Since I am often using suspend to disk, and for the moment this feature is more essential than the snapshotting-features of btrfs, I decided to switch back to ext3.
Ok, well, not quite. I actually just had ext3 for a few hours, until I began to test zfs-fuse. ZFS-Fuse seems to be well-engineered and yet more stable. Actually, I wonder if Btrfs will be ever finished. ZFS is a filesystem ready for production use. Btrfs isnt. Btrfs was created by Oracle. ZFS was created by Sun, but Oracle acquired Sun – thus, they could just change the license of ZFS, and therefore make it possible to port it to Linux. And actually, I think this is more likely to happen – I assume it would cost less money but provide the same features.
Anyway, ZFS-Fuse works with Fuse. I dont know to what degree it is possible to have a Fuse-Filesystem as Root-Filesystem.
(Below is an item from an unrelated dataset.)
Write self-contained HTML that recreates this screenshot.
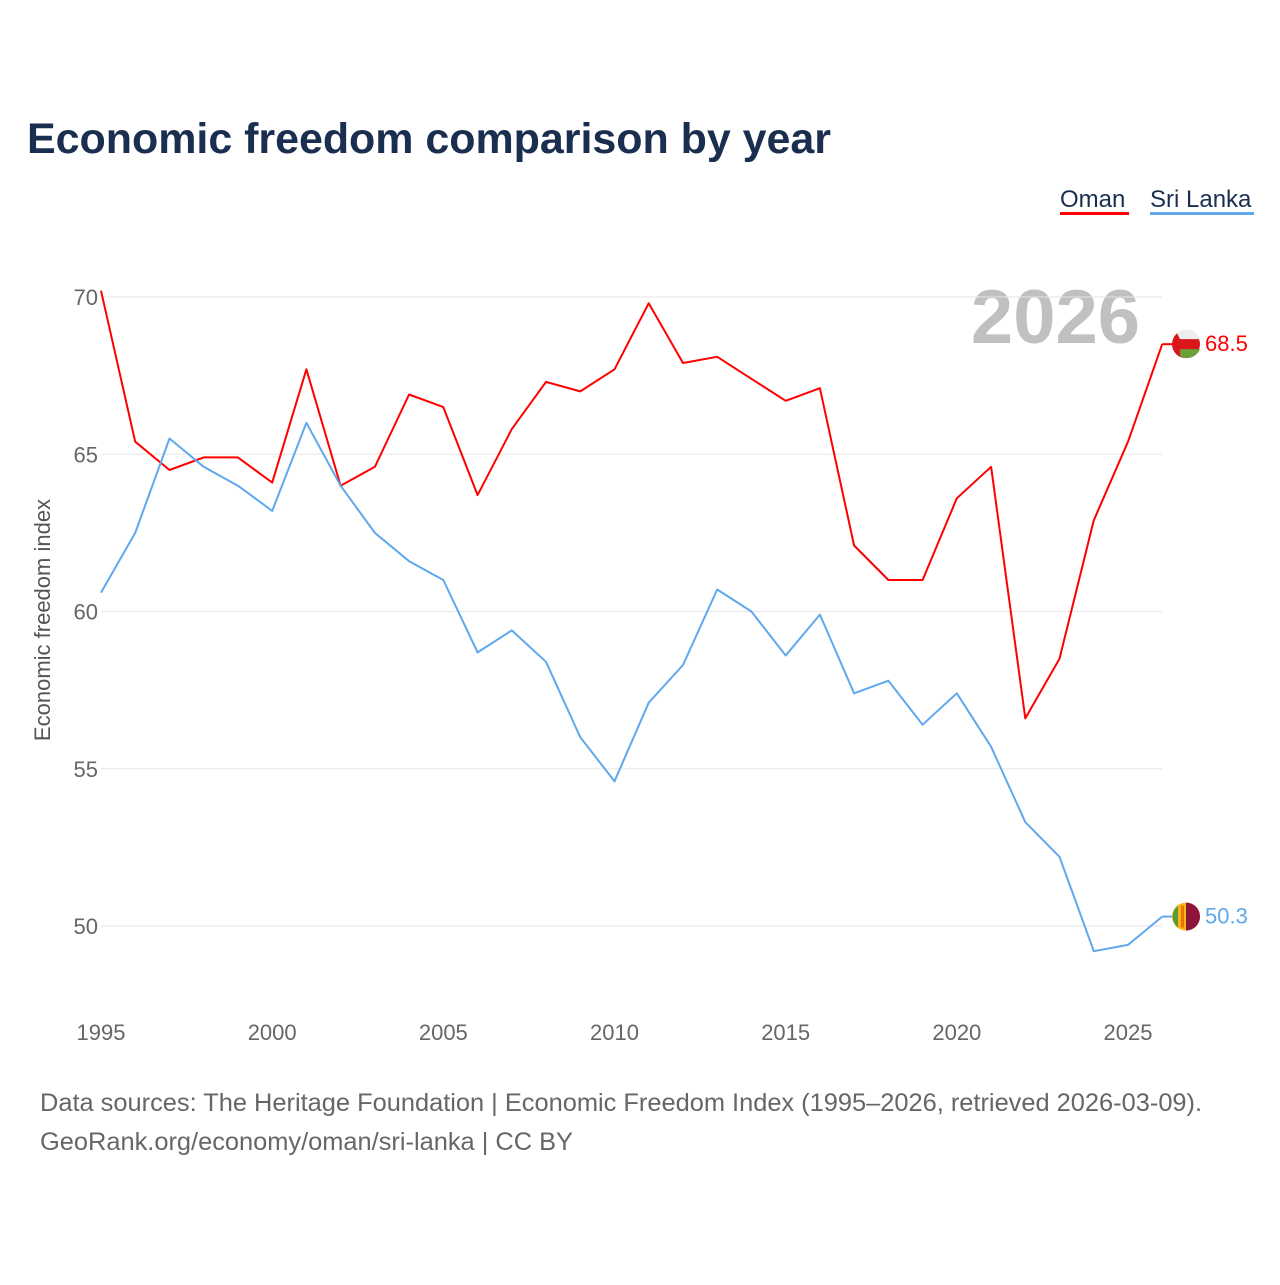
<!DOCTYPE html>
<html><head><meta charset="utf-8"><style>
body{margin:0;background:#fff;font-family:"Liberation Sans",sans-serif;}
svg text{font-family:"Liberation Sans",sans-serif;}
</style></head><body>
<svg id="chart" width="1280" height="1280" viewBox="0 0 1280 1280">
<text x="27" y="153" font-size="43" font-weight="bold" fill="#1a2e4f" textLength="804">Economic freedom comparison by year</text>
<g>
<text x="1060" y="207" font-size="24" fill="#1a2e4f">Oman</text>
<rect x="1060" y="212" width="69" height="3" fill="#ff0000"/>
<text x="1150" y="207" font-size="24" fill="#1a2e4f">Sri Lanka</text>
<rect x="1150" y="212" width="104" height="3" fill="#5fa8ee"/>
</g>
<text x="1140" y="343" font-size="76" font-weight="bold" fill="#c0c0c0" text-anchor="end">2026</text>
<g id="grid"></g>
<g id="xaxis"></g>
<g id="yaxis"></g>
<text transform="translate(50,620) rotate(-90)" font-size="22" fill="#555" text-anchor="middle">Economic freedom index</text>
<g id="series"></g>
<text x="40" y="1111" font-size="25.4" fill="#666">Data sources: The Heritage Foundation | Economic Freedom Index (1995–2026, retrieved 2026-03-09).</text>
<text x="40" y="1150" font-size="25.4" fill="#666">GeoRank.org/economy/oman/sri-lanka | CC BY</text>
</svg>
<script>
const years=[1995,1996,1997,1998,1999,2000,2001,2002,2003,2004,2005,2006,2007,2008,2009,2010,2011,2012,2013,2014,2015,2016,2017,2018,2019,2020,2021,2022,2023,2024,2025,2026];
const oman=[70.2,65.4,64.5,64.9,64.9,64.1,67.7,64.0,64.6,66.9,66.5,63.7,65.8,67.3,67.0,67.7,69.8,67.9,68.1,67.4,66.7,67.1,62.1,61.0,61.0,63.6,64.6,56.6,58.5,62.9,65.4,68.5];
const sriLanka=[60.6,62.5,65.5,64.6,64.0,63.2,66.0,64.0,62.5,61.6,61.0,58.7,59.4,58.4,56.0,54.6,57.1,58.3,60.7,60.0,58.6,59.9,57.4,57.8,56.4,57.4,55.7,53.3,52.2,49.2,49.4,50.3];
const yTicks=[50,55,60,65,70];
const xTicks=[1995,2000,2005,2010,2015,2020,2025];
const NS="http://www.w3.org/2000/svg";
const X=y=>101+(y-1995)*(1128-101)/30;
const Y=v=>926-(v-50)*(926-297)/20;
function mk(t,a,p){const e=document.createElementNS(NS,t);for(const k in a)e.setAttribute(k,a[k]);p.appendChild(e);return e;}
const grid=document.getElementById('grid'),xa=document.getElementById('xaxis'),ya=document.getElementById('yaxis'),ser=document.getElementById('series');
yTicks.forEach(v=>{
 const l=mk('line',{x1:101,x2:1162,y1:Y(v),y2:Y(v),stroke:'#e6e6e6','stroke-width':1},grid);
 
 
 const t=mk('text',{x:98,y:Y(v)+8,'font-size':22,fill:'#666','text-anchor':'end'},ya);
 t.textContent=v;
 
 
});
xTicks.forEach(v=>{
 const t=mk('text',{x:X(v),y:1040,'font-size':22,fill:'#666','text-anchor':'middle'},xa);
 t.textContent=v;
 
 
});
function line(vals,color,name){
 const d=vals.map((v,i)=>(i?'L':'M')+X(years[i]).toFixed(1)+','+Y(v).toFixed(1)).join(' ');
 const p=mk('path',{d:d,fill:'none',stroke:color,'stroke-width':2,'stroke-linejoin':'round'},ser);
 
 
 const last=vals[vals.length-1],lx=X(years[years.length-1]),ly=Y(last);
 const c=mk('line',{x1:lx,x2:1172,y1:ly,y2:ly,stroke:color,'stroke-width':2},ser);
 
 
 return {ly:ly,last:last};
}
const o=line(oman,'#ff0000','oman');
const s=line(sriLanka,'#5fa8ee','sri-lanka');
const fo=document.createElementNS(NS,'g');ser.appendChild(fo);


mk('circle',{cx:1186,cy:o.ly,r:14,fill:'#db161b'},fo);
mk('path',{d:`M1177,${o.ly-11} A14,14 0 0 1 1200,${o.ly-5} L1180,${o.ly-5} Z`,fill:'#eee'},fo);
mk('path',{d:`M1180,${o.ly+5} L1200,${o.ly+5} A14,14 0 0 1 1180,${o.ly+12} Z`,fill:'#6aa038'},fo);
const to=mk('text',{x:1205,y:o.ly+7,'font-size':22,fill:'#ff0000'},ser);to.textContent=o.last.toFixed(1);


const fs=document.createElementNS(NS,'g');ser.appendChild(fs);


mk('circle',{cx:1186,cy:s.ly,r:14,fill:'#f7b718'},fs);
mk('path',{d:`M1178,${s.ly-11} A14,14 0 0 0 1178,${s.ly+11} Z`,fill:'#5a9a3a'},fs);
mk('path',{d:`M1186,${s.ly-14} A14,14 0 0 1 1186,${s.ly+14} Z`,fill:'#8d153a'},fs);
mk('rect',{x:1181,y:s.ly-11,width:3,height:22,fill:'#eb7400'},fs);
const ts=mk('text',{x:1205,y:s.ly+7,'font-size':22,fill:'#5fa8ee'},ser);ts.textContent=s.last.toFixed(1);


</script>
</body></html>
I mean, Wubi even uses ntfs-3g (which runs on Fuse) to create a loopback-device, so it shouldnt be too hard – maybe it’s enough to have the fuse-modules inside the initramfs, but somehow the usermode-part will have to run. Well, I dont know. At the moment I do not have the time to make further experiments with this.
Another thing that I will maybe try out soon is the lesser-known LessFS. But my first expieriences with it were rather … bad. So if ZFS works well, I will probably keep using it.
A problem with ZFS is – besides that its only available through Fuse – that it is more than just a filesystem. It took me hours to figure out that you cant pass an actual device to your zpool-command (you have to load a “pool” of disks before you can mount anything), but zpool just searches through all (or not all? I actually dont know!) blockdevices and finds the ones which contain parts of a zpool. You dont have an entry in your /etc/fstab, nor any central configuration file where you can list the pools and filesystems. Maybe I am too conservative, but this doesnt really feel good.
Anyway, the snapshotting seems to work so far. And the performance is also good so far. But of course … btrfs worked well for a few weeks … zfs-fuse will have to prove that first.